As well as this, I want to make sure that if I add a feed it'll actually work in feed readers properly. Finally, I want it to include the whole post including all semantic mark-up for the best end-user reading experience possible.

So, my requirements boil down to a feed that:

  1. can be updated by hand without too much pain
  2. is valid and standards compliant
  3. works
  4. contains the whole blog post, including mark-up.

RSS 1.0, RSS 2.0, Atom or JSON feed?

Because I'm doing this by hand, I don't want to have to maintain several different outputs — I need to pick a single format.

A bit of research yields three XML based formats, plus the more recent JSON feed.

Unfortunately most of the advice is about a decade old so it needs to be taken with a grain of salt, but at least we're dealing with a settled technology I guess?

The first choice is between using Atom or one of the two versions of RSS. In terms of support they seem to be equal these days but only Atom is an official standard (it's "maintained" by the Internet Engineering Task Force (IETF), though there haven't been updates in years). Additionally, Atom's structure is a bit clearer which will help with authoring by hand.

Next I considered Atom vs JSON Feed. JSON is the data format of choice these days, and it seems to be supported by feed readers, but for now I'm going to stick with Atom, largely due to the reasons above.

Creating the feed

With the format decided, I went about creating my feed in a new file call imaginatively atom.xml.

I found the Introduction to Atom by W3 to be the easiest way in to putting my feed together. It explains all the required, recommended and optional elements for both the feed as a whole and the individual entries, with some good examples to boot.

You can see the result in the feed itself, it was no more difficult than writing an HTML page by hand (like this one). To save time later — and assuming this isn't the last ever post on this blog — I also included a commented out entry template for future use.

That said, there are two potential snags that a CMS would usually take care of for me: text encoding and time stamps.

Encoding

As a person who works on the web every day, I really should get encoding, but really, I don't. I know that UTF-8 has solved most of our problems in HTML, but sadly for me this ain't HTML, it's XML.

I'll start with what I'd like to be able to do: I'd like to be able to cut and paste the substance of my blog post, in HTML, straight into the feed.

If I specify the feeds encoding as UTF-8 like so: <?xml version="1.0" encoding="utf-8"?> I'm halfway there, "special" characters like macrons and emoji will pass through fine (🤘). But, unfortunately, because XML uses the same reserved characters as HTML (e.g. < >) this is not possible without confusing the computer that will be trying to understand the feed.
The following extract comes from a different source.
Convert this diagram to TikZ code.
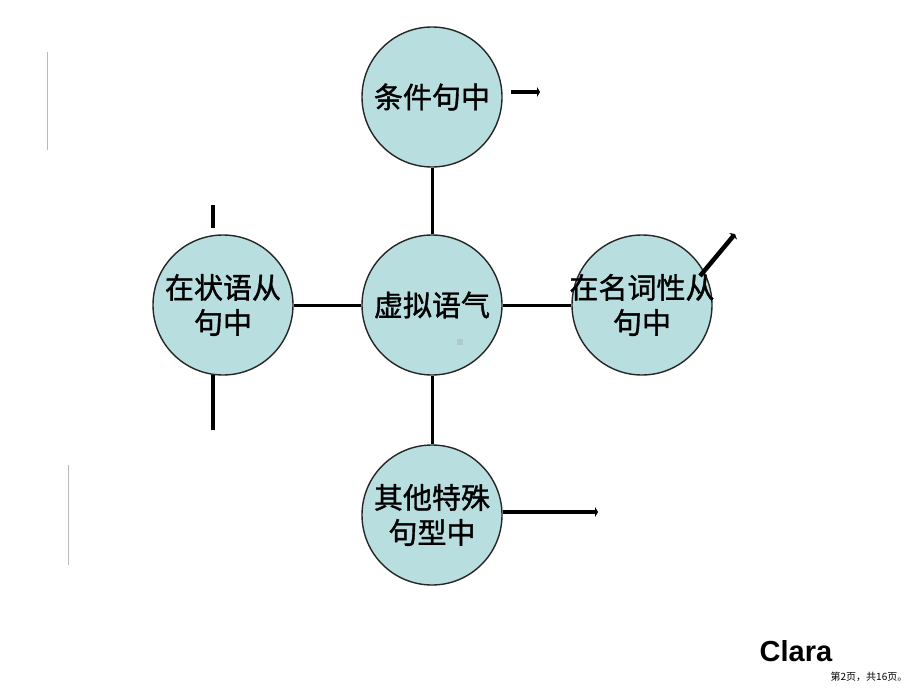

And then I found this post from 2005: Handling Atom Text and Content Constructs. It runs through all the options, the ultimate winner for me being:

<content type="xhtml">
  <div xmlns="http://www.w3.org/1999/xhtml">
    <p>Blog content goes <strong>here</strong> with <a href="https://www.w3schools.com/html/">normal HTML markup</a></p>
  </div>
</content>

(Ironically I had swap out all the reserved characters in this code to get it to display right here).

This did exactly what I wanted, with only the minor inconvenience of that extra <div>. No need to transform every < into &lt; and so on or use CDATA which is a bit funky when it comes to the document structure of XML.

Time stamps

Remember how hard it was to learn to tell the time? Remember those irritating maths questions about adding and subtracting time? Remember the last time you tried to work out what time it is in another part of the world in your head? I just had that feeling all over again.

Clearly a feed of recent content isn't useful unless it tells us when the things in the feed were published, in fact this is required by the specification and this publication date needs to be easily interpreted by computers. Our benevolent standards overlords have defined a format for this called ISO 8601 which looks like this: YYYY-MM-DDThh:mm:ssTZD which looks like this for my first post: 2019-11-20T09:00+13:00.

To get this I have to work backwards from local time: removeing the (currently) 13 hours of time difference and then express the result with the time zone adjustment at the end. I am not looking forward to doing that manually, but needs must.

Linking it all together

Finally, I needed to add the feed to the index.html so feed readers can discover it. The was as simple as adding <link type="application/atom+xml" rel="alternate" title="Left Align full feed" href="https://leftalign.cc/atom.xml" /> to the page's <head>.

So that's it. This blog now has a feed and as soon as I stick it up we'll find out if it works!


Postscript

Once I put it up I ran it through the official validator and I got a lot of errors. Almost all were XML being upset about incorrectly closed tags (the browser interpreted then fine, but there were some missing closing tags dotted about) but I got there in the end.

[Valid Atom 1.0]